> **RECORDED INFORMATION**:
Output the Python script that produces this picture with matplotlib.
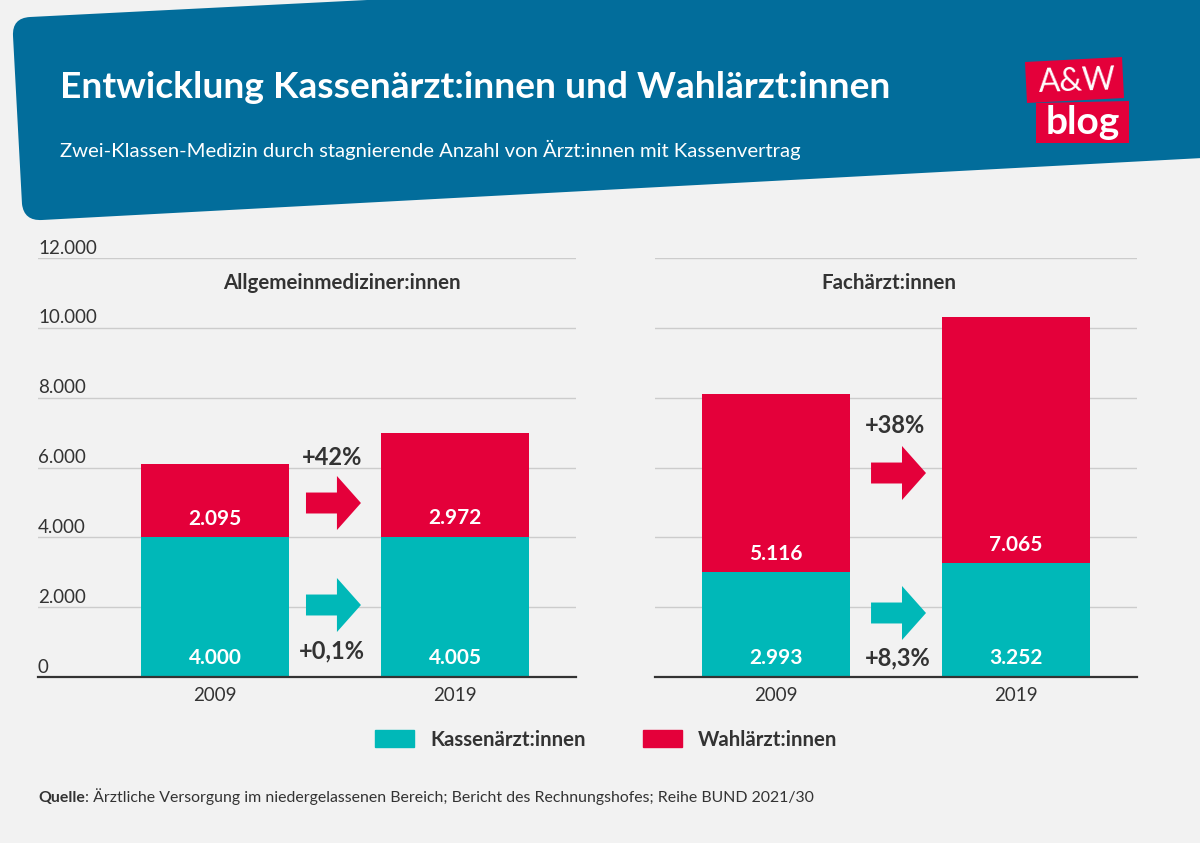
import matplotlib
matplotlib.use('Agg')
import matplotlib.pyplot as plt
from matplotlib.patches import PathPatch, Polygon
from matplotlib.path import Path

# Data
years = ['2009', '2019']
panel_titles = ['Allgemeinmediziner:innen', 'Fachärzt:innen']
kassen_allgemein = [4000, 4005]
wahl_allgemein = [2095, 2972]
kassen_fach = [2993, 3252]
wahl_fach = [5116, 7065]
y_ticks = [0, 2000, 4000, 6000, 8000, 10000, 12000]
y_tick_labels = ['0', '2.000', '4.000', '6.000', '8.000', '10.000', '12.000']
pct_allgemein = ['+42%', '+0,1%']
pct_fach = ['+38%', '+8,3%']

BG = '#f2f2f2'
BLUE = '#026d9b'
RED = '#e4003a'
TEAL = '#00b8b8'
DARK = '#333333'
GRID = '#cccccc'
BODY_FONT = 'Lato'

W, H = 1200, 843


def fmt(v):
    return f'{v:,}'.replace(',', '.')


def draw_panel(ax, kassen, wahl, title, title_x, xlim):
    x = range(len(years))
    ax.bar(x, kassen, width=148 / 240, color=TEAL, zorder=3)
    ax.bar(x, wahl, width=148 / 240, bottom=kassen, color=RED, zorder=3)
    for i in x:
        for val, bottom in ((kassen[i], 0), (wahl[i], kassen[i])):
            ax.annotate(fmt(val), (i, bottom), xytext=(0, 13.5), textcoords='offset points',
                        ha='center', va='center', color='white', fontsize=15,
                        fontweight='bold', family=BODY_FONT, zorder=4)
    ax.set_xlim(*xlim)
    ax.set_ylim(0, 12000)
    ax.set_xticks(list(x), years)
    ax.set_yticks(y_ticks)
    ax.tick_params(axis='y', length=0, labelleft=False)
    ax.tick_params(axis='x', length=0, pad=7.5, labelsize=13.5, colors=DARK)
    for lab in ax.get_xticklabels():
        lab.set_family(BODY_FONT)
    ax.grid(axis='y', color=GRID, lw=1, zorder=1)
    ax.set_axisbelow(True)
    ax.patch.set_visible(False)
    for side in ('top', 'left', 'right'):
        ax.spines[side].set_visible(False)
    ax.spines['bottom'].set_color(DARK)
    ax.spines['bottom'].set_linewidth(1.6)
    ax.spines['bottom'].set_zorder(5)
    ax.text(title_x, 11285, title, ha='center', va='center', fontsize=14.8,
            fontweight='bold', color=DARK, family=BODY_FONT)


def draw_arrow(ax, x, y, color):
    ax.arrow(x, y, 0.229, 0, width=600, head_width=1547, head_length=0.1,
             length_includes_head=True, color=color, lw=0, zorder=3)


fig = plt.figure(figsize=(W / 100, H / 100), dpi=100, facecolor=BG)

# Overlay in pixel coordinates for the banner, logo and source line
bg = fig.add_axes([0, 0, 1, 1])
bg.set_xlim(0, W)
bg.set_ylim(H, 0)
bg.axis('off')

verts = [(30, 17), (1240, -44), (1240, 156), (42, 220), (24, 221), (22, 204),
         (13, 36), (12, 18), (30, 17)]
codes = [Path.MOVETO, Path.LINETO, Path.LINETO, Path.LINETO, Path.CURVE3, Path.CURVE3,
         Path.LINETO, Path.CURVE3, Path.CURVE3]
bg.add_patch(PathPatch(Path(verts, codes), fc=BLUE, ec='none'))

bg.text(60, 87, 'Entwicklung Kassenärzt:innen und Wahlärzt:innen', color='white',
        fontsize=26.7, fontweight='bold', family=BODY_FONT, va='center')
bg.text(60, 150, 'Zwei-Klassen-Medizin durch stagnierende Anzahl von Ärzt:innen mit Kassenvertrag',
        color='white', fontsize=14.6, family=BODY_FONT, va='center')

# Logo
bg.add_patch(Polygon([(1025, 62), (1122, 57), (1124, 98), (1027, 103)], fc=RED, ec='none'))
bg.add_patch(Polygon([(1036, 103), (1129, 101), (1129, 143), (1036, 143)], fc=RED, ec='none'))
bg.text(1077, 82, 'A&W', color='white', fontsize=23, family=BODY_FONT,
        ha='center', va='center', rotation=2)
bg.text(1083, 122, 'blog', color='white', fontsize=28, family=BODY_FONT, fontweight='bold',
        ha='center', va='center')

# Charts
top, bottom = 1 - 258 / H, 1 - 677 / H
ax1 = fig.add_axes([38 / W, bottom, (576 - 38) / W, top - bottom])
ax2 = fig.add_axes([655 / W, bottom, (1137 - 655) / W, top - bottom])
draw_panel(ax1, kassen_allgemein, wahl_allgemein, panel_titles[0], 0.53, (-0.7375, 1.504))
draw_panel(ax2, kassen_fach, wahl_fach, panel_titles[1], 0.47, (-0.504, 1.504))

for tick, label in zip(y_ticks, y_tick_labels):
    ax1.annotate(label, (0, tick), xycoords=ax1.get_yaxis_transform(), xytext=(0, 1),
                 textcoords='offset points', ha='left', va='bottom', fontsize=13.5,
                 color=DARK, family=BODY_FONT)

draw_arrow(ax1, 0.379, 4983, RED)
draw_arrow(ax1, 0.379, 2062, TEAL)
draw_arrow(ax2, 0.396, 5842, RED)
draw_arrow(ax2, 0.396, 1833, TEAL)

pct_style = dict(ha='center', va='center', fontsize=17, fontweight='bold', color=DARK,
                 family=BODY_FONT)
ax1.text(0.488, 6300, pct_allgemein[0], **pct_style)
ax1.text(0.488, 750, pct_allgemein[1], **pct_style)
ax2.text(0.496, 7210, pct_fach[0], **pct_style)
ax2.text(0.508, 540, pct_fach[1], **pct_style)

# Legend
handles = [plt.Rectangle((0, 0), 1, 1, color=TEAL, label='Kassenärzt:innen'),
           plt.Rectangle((0, 0), 1, 1, color=RED, label='Wahlärzt:innen')]
fig.legend(handles=handles, ncols=2, frameon=False, loc='center left',
           bbox_to_anchor=(357 / W, 1 - 740 / H), handlelength=1.9, handleheight=0.9,
           handletextpad=0.8, columnspacing=2.8,
           prop={'family': BODY_FONT, 'weight': 'bold', 'size': 14.7}, labelcolor=DARK)

# Source line
src = bg.text(38, 798, 'Quelle', fontsize=11.4, fontweight='bold', color=DARK,
              family=BODY_FONT, va='center')
bg.annotate(': Ärztliche Versorgung im niedergelassenen Bereich; Bericht des Rechnungshofes; Reihe BUND 2021/30',
            xy=(1, 0), xycoords=src, va='bottom', fontsize=11.4, color=DARK, family=BODY_FONT)

fig.savefig('out.png', dpi=100, facecolor=BG)
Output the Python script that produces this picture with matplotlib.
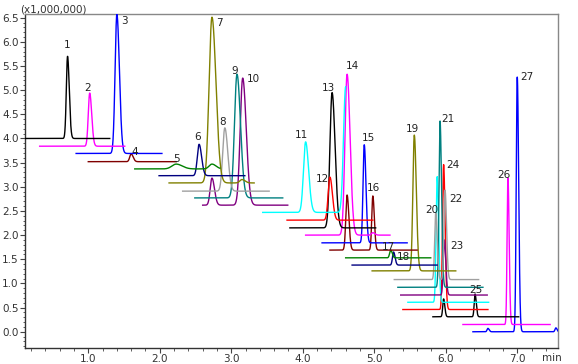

> **WORK INSTRUCTIONS**:
Print exactly the first line of the entries and every line after it through the one that contains "from matplotlib.path import Path", leaving the pictures out.

> **FULL SOLUTION**:
Output the Python script that produces this picture with matplotlib.
import matplotlib
matplotlib.use('Agg')
import matplotlib.pyplot as plt
from matplotlib.patches import PathPatch, Polygon
from matplotlib.path import Path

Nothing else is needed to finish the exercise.